> JOB: Determine the number of lines containing the word "this". Reply with it and nothing else.

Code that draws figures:
'''

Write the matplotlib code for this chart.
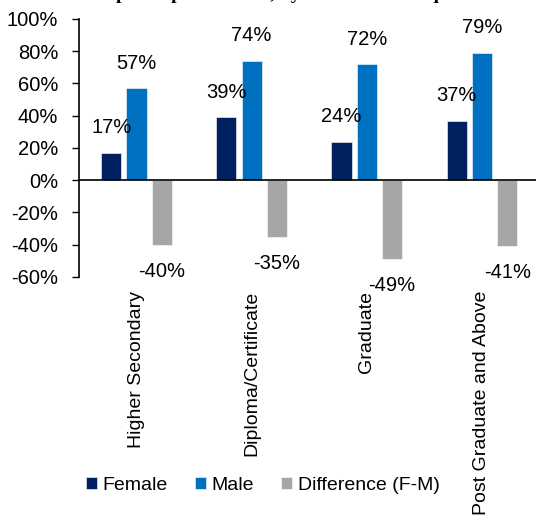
import numpy as np
import matplotlib.pyplot as plt

plt.rcParams['font.family'] = ['Liberation Sans', 'DejaVu Sans']

#Education levels and participation rates (%)
categories = ["Higher Secondary", "Diploma/Certificate", "Graduate", "Post Graduate and Above"]
female = [17, 39, 24, 37]
male = [57, 74, 72, 79]
difference = [-40, -35, -49, -41]

series_names = ["Female", "Male", "Difference (F-M)"]
colors = ["#002060", "#0070C0", "#A6A6A6"]

fig = plt.figure(figsize=(5.36, 5.16), dpi=100)
ax = fig.add_axes([0.1474, 0.4632, 0.8526, 0.5])

x = np.arange(len(categories))
width = 0.175
offsets = [-0.22, 0.0, 0.22]

for vals, name, col, off in zip([female, male, difference], series_names, colors, offsets):
    bars = ax.bar(x + off, vals, width, color=col, label=name, edgecolor="white", linewidth=0.4)
    for b, v in zip(bars, vals):
        xc = b.get_x() + b.get_width() / 2
        dy = 18 if v >= 0 else -19
        ax.annotate("%d%%" % v, (xc, v), xytext=(0, dy), textcoords="offset points",
                    ha="center", va="center", fontsize=14.5)

ax.axhline(0, color="black", linewidth=1.2, zorder=3)

ax.set_ylim(-60, 100)
ax.set_xlim(-0.5, 3.47)
ax.set_yticks(np.arange(-60, 101, 20))
ax.set_yticklabels(["%d%%" % t for t in np.arange(-60, 101, 20)], fontsize=14.5)
ax.tick_params(axis="y", direction="out", length=5, width=1, pad=10)

ax.set_xticks(x)
ax.set_xticklabels(categories, rotation=90, fontsize=14, va="top", ha="center")
ax.tick_params(axis="x", length=0, pad=10)

for s in ["top", "right", "bottom"]:
    ax.spines[s].set_visible(False)
ax.spines["left"].set_linewidth(1.2)

fig.legend(loc="center", bbox_to_anchor=(0.49, 0.06), ncol=3, frameon=False, fontsize=14,
           handlelength=0.55, handleheight=0.55, handletextpad=0.3, columnspacing=1.4)

#Chart title sits mostly above the top edge
fig.text(0.5, 1.0 + 1 / 516, "Labour force participation rates, by education and qualification",
         ha="center", va="baseline", fontsize=14, fontweight="bold", family="Liberation Serif")

fig.savefig("out.png", dpi=100)
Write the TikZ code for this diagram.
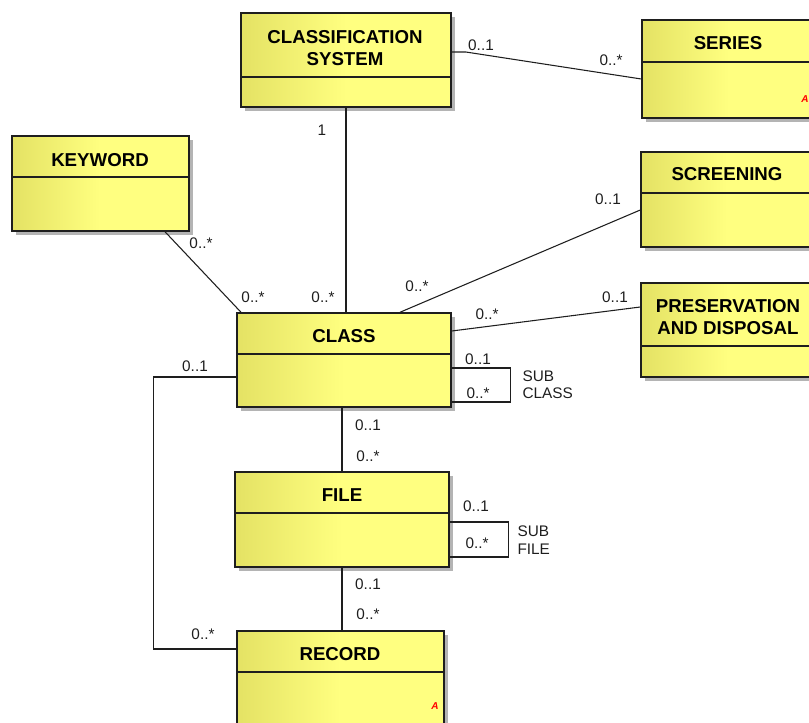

'''

> PROBLEM SOLUTION: 2